▶ WHAT THIS TASK INVOLVES
Set down, exactly as written, the lines from the top of the data to the line that holds "import plotly.graph_objects as go", and omit the pictures.

▶ SUPPLIED MATERIAL
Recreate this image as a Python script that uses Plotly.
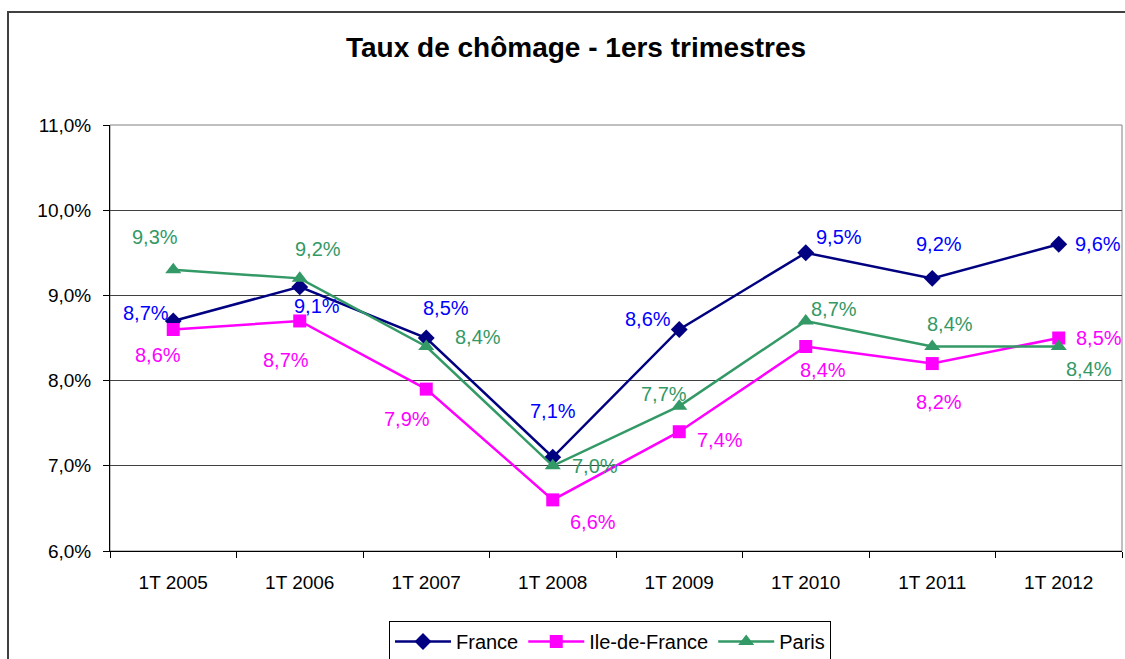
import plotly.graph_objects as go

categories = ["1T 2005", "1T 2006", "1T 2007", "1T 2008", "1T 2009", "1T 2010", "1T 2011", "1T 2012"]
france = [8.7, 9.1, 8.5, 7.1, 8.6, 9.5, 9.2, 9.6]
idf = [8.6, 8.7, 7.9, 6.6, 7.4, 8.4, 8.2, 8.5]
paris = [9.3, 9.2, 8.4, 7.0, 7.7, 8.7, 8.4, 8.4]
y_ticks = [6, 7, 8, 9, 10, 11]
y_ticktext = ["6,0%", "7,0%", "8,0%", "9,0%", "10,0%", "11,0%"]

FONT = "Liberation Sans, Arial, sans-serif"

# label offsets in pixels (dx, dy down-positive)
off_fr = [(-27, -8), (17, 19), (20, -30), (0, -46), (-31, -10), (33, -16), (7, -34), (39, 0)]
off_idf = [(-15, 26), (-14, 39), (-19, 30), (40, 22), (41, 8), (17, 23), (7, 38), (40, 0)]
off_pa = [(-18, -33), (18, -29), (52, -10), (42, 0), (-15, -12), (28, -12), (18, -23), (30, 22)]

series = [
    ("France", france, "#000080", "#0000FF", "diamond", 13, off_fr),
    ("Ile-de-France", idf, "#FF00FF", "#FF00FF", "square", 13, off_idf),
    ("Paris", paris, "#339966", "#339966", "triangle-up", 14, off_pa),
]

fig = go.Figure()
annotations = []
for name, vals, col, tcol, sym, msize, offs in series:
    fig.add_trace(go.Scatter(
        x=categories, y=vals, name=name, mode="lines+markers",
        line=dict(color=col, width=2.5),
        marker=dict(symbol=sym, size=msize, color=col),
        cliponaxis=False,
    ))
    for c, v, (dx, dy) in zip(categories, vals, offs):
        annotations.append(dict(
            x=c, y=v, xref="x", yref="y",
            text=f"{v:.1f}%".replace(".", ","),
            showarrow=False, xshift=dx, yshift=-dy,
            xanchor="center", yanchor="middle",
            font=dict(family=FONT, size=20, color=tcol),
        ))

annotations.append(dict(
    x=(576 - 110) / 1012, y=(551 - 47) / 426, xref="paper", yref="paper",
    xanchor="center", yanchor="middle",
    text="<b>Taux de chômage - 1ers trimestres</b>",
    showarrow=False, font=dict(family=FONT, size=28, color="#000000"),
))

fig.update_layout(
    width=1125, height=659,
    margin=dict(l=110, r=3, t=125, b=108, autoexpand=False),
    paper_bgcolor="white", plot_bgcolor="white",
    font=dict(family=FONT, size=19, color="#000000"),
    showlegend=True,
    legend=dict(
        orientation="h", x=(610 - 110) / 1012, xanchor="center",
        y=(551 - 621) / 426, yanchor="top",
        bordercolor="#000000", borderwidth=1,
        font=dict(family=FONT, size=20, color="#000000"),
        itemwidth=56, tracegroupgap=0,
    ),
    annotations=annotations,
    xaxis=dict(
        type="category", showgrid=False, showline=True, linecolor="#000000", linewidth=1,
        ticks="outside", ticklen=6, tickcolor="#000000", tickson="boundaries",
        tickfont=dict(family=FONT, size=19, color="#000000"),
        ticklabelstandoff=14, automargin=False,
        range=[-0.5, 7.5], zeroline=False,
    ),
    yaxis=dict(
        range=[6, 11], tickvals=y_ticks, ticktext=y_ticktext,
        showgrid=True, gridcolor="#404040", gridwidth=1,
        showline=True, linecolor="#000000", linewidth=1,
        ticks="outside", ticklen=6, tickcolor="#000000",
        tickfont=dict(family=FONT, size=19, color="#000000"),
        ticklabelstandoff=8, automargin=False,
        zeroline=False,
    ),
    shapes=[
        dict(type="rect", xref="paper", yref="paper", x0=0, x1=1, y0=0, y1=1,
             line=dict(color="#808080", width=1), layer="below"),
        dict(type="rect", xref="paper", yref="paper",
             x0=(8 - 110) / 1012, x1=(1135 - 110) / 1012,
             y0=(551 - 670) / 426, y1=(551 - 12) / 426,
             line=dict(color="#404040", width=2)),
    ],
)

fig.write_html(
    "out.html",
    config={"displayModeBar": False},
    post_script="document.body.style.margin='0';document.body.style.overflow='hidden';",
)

▶ EXERCISE OUTPUT
Recreate this image as a Python script that uses Plotly.
import plotly.graph_objects as go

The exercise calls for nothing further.